Ora, que acontece quando vejo que estou mentindo, que sou ambicioso, ou invejoso, ou ávido? Quando olho para o fato, sem nenhuma opinião, nenhuma lembrança a ele relativa, já não há então nenhum obstáculo a percebê-lo. Posso olhá-lo, sem desvio nem desfiguração; e, então, esse próprio fato gera a energia de que preciso para tratar dele. Posso descobrir porque minto, e o que a esse respeito devo fazer. Compreendeis? Se não tenho nenhuma opinião, juízo ou avaliação concernente ao fato, então ele próprio gera a energia necessária para enfrentá-lo.
Tudo isso faz parte da percepção, faz parte do tempo. Por favor, não especuleis a respeito do atemporal. Para descobrirdes o que existe além do tempo, não deveis “fabricar” uma porção de palavras, e tampouco podeis aprendê-lo de minha boca. Tendes de trabalhar aplicadamente, para chegardes a esse descobrimento.
Perceber significa estar consciente de vossas reações ao vos defrontardes com um fato. Significa observar todas as vossas reações aos “desafios” — não algum desafio “supremo”, mas os desafios de cada dia, os pequenos desafios ocorrentes quando viajais num ônibus, quando falais com o patrão, etc. Deveis dar-vos conta, não apenas de vossas reações conscientes, educadas, “modernas”, mas também dos motivos, compulsões e ânsias inconscientes; porque tanto o consciente como o inconsciente estão dentro do campo do condicionamento e, por conseguinte, do tempo. O inconsciente é o passado, a herança racial acumulada, e é preciso que se perceba tudo isso.

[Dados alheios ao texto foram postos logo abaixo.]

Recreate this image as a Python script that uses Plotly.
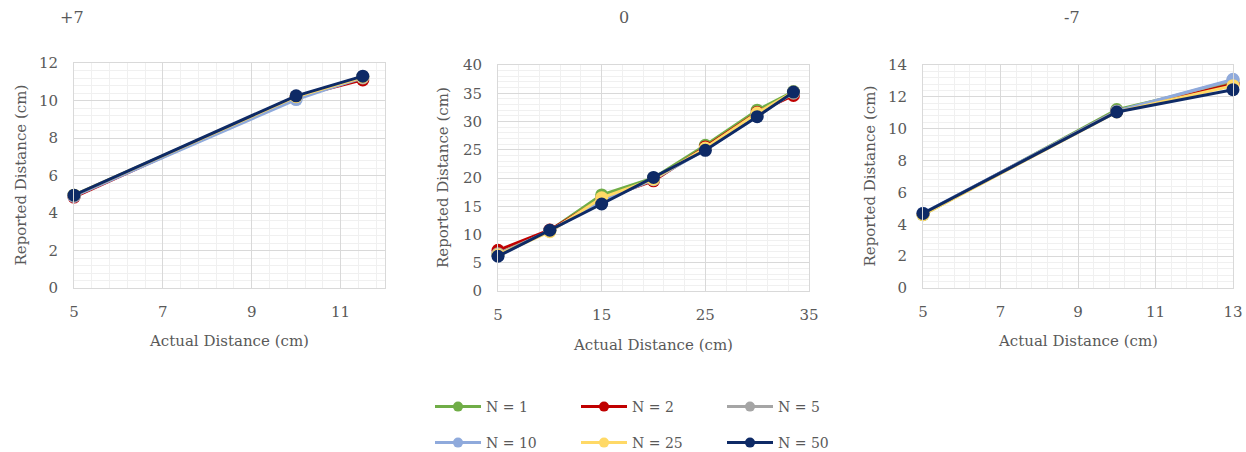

Ora, para se poder estar ciente, sem escolha, desse processo total do inconsciente e do consciente, necessita-se de um estado mental negativo; e acho que agora já deve estar bastante claro o que eu entendo por “ estado mental negativo” . O estado positivo é aquele em que a mente condena, julga, avalia, aprova, nega, concorda ou discorda, e ele resulta de vosso particular condicionamento. Mas o processo negativo não é o oposto do positivo.
Se desejais compreender o que está dizendo este orador, deveis escutar negativamente, não? “Escutar negativamente” significa não aceitar nem rejeitar o que se diz, nem compará-lo com o que está escrito na Bíblia, ou com o que diz o vosso analista. Escuta-se, simplesmente. Nesse “escutar negativo” percebeis vossas próprias reações sem julgá-las; por conseguinte, começais a compreender-vos, e não simplesmente o que o orador está dizendo. O que o orador diz é apenas um espelho em que vos mirais.
Ora, esse percebimento implica atenção, não achais? E, no estado de atenção, não há esforço de concentração. No momento em que dizeis: “Preciso concentrar-me”, criastes o conflito, porque concentração envolve contradição. Desejais concentrar-vos em alguma coisa, vosso pensamento foge, procurais fazê-lo voltar, e ficais continuamente empenhado nessa batalha. E, enquanto se desenrola a batalha, não estais escutando. Se aprofundardes isso, acho que descobrireis que os dizeres do orador exprimem a verdade. Não é uma coisa aplicável a vós mesmo só porque ouviste alguém dizer algo sobre ela.
A compreensão, pois, é um estado de atenção sem escolha. E, sem esse percebimento, essa atenção, nenhum significado tem o falar acerca do que está além, o atemporal, etc. Isso é pura especulação. É o mesmo que ficar sentado ao pé do monte a perguntar o que há do outro lado dele. Para descobrirdes o que há, tereis de galgar o monte. Mas ninguém deseja galgar o monte, pelo menos poucos o desejam. Em geral nos satisfazemos com explicações, conceitos, ideias, símbolos. Procuramos compreender apenas verbalmente o que é atenção, o que é percebimento. Mas essa compreensão de si mesmo é tarefa verdadeiramente penosa. Não estou empregando a palavra “penosa” no sentido de conflito ou esforço para alcançar algo. É preciso estar verdadeiramente interessado em tudo isso. Se não estais interessado, muito bem, não precisais tocar nisso. Mas, se estais interessado, vereis quanto é difícil compreender a si próprio totalmente. Todos os problemas humanos originam-se desse centro extraordinariamente complexo e vivo que é o “eu”, e o homem que deseja descobrir os sutis movimentos desse “eu”, tem de estar negativamente apercebidos, observando sem escolher. Todo esforço para ver, toda espécie de compulsão, desfigura o que se vê, e, por conseguinte, nada vemos.